Top Things to Do in Abisko Sweden
Here I’ll tell you about the best tourist places and things to do in Abisko, based on our own experience in the Swedish Lapland. We visited this part of the Swedish lapland for 9 days as a family, with our three year old son Teo during the month of October
This guide will give you an idea of the popular attractions you must visit, and off-the-beaten-path activities you should include in your bucket list. It’ll help you to plan your Sweden holidays and will make your enjoy your time here hassle free.
The Northern Lights in Sweden
There are few experiences in nature that can compare with the thrill of gazing up at the beautiful Aurora Borealis as they flow across the night sky, exploding with vibrant colors and lighting up the snow-covered landscape beneath.
It’s something that most can only dream of experiencing during their lifetime, mostly due to the nature of the lights being so unpredictable, or the perceived high expense required to travel to suitable locations which provide the best chances of seeing them.
Abisko is recognized as the most reliable place on the globe for northern lights sightings, with an 88% success rate if you stay for three nights (guess how many we stayed?).
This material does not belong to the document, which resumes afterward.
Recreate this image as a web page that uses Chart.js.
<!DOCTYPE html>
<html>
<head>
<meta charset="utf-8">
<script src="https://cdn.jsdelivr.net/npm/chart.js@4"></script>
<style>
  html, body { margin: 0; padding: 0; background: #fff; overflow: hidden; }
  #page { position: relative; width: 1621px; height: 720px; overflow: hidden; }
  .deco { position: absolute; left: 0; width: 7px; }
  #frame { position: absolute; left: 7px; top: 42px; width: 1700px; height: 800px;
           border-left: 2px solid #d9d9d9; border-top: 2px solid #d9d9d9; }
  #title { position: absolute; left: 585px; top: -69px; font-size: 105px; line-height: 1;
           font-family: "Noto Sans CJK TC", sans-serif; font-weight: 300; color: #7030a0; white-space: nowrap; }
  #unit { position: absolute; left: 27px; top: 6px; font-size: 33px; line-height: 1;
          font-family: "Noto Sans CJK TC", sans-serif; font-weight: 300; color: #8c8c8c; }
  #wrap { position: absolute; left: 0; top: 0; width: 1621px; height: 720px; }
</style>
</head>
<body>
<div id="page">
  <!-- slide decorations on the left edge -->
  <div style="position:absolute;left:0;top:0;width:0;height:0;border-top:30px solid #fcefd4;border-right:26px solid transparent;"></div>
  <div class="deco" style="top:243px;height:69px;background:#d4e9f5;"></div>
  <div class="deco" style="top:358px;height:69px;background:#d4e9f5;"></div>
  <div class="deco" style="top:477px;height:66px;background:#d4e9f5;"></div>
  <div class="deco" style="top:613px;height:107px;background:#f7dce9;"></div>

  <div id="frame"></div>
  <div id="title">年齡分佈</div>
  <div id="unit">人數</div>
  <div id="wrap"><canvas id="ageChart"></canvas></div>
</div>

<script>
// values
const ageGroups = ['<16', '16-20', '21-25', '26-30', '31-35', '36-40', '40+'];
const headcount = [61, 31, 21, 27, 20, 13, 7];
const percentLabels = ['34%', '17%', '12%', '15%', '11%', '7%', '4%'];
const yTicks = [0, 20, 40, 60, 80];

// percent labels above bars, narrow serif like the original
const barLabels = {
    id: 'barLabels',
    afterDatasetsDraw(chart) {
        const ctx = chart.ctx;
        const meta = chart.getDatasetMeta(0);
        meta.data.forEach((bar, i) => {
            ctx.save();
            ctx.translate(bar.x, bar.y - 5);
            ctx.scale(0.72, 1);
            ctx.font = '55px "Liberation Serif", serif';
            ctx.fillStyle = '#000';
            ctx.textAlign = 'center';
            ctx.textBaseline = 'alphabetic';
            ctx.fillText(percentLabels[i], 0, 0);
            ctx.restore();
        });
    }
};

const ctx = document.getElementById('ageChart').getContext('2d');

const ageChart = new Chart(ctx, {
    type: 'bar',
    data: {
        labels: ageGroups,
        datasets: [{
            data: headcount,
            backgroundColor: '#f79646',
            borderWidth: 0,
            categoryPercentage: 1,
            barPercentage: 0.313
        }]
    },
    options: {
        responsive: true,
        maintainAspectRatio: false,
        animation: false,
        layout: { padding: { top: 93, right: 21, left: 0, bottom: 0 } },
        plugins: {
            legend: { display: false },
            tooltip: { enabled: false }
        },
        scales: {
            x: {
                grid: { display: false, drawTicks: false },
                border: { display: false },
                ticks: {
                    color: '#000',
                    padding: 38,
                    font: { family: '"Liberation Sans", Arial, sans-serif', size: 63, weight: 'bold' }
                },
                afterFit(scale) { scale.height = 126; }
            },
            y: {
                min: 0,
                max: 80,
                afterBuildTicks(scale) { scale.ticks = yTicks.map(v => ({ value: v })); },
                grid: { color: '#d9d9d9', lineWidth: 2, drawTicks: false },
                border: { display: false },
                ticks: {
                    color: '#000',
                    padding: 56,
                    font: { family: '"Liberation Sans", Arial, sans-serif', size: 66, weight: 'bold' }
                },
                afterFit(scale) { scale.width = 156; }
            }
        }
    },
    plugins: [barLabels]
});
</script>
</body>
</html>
With easy travel connections across central Europe, it has also become the most convenient and cost-effective location for spotting the famous green lights, compared to other common travel destinations for the aurora like Iceland and Norway where the proximity to the ocean could affect the weather.
Coastal climates are more temperamental with frequent cloud cover in winter, decreasing your chances of seeing the lights dramatically.
Abisko, on the other hand, lies in a valley surrounded by great mountains which often block the cloud cover, giving it the benefit of more clear, cloud-free skies than anywhere else under the aurora oval.
This is why spotting northern lights it’s one of the top things to do in Abisko during winter months.
When planning a trip to Sweden for the northern lights (see bottom of this post), however, you should keep in mind that no matter what you do you’re at the mercy of weather. Chances of seeing the aurora borealis are high, but no amount of planning or preparation can guarantee you being successful.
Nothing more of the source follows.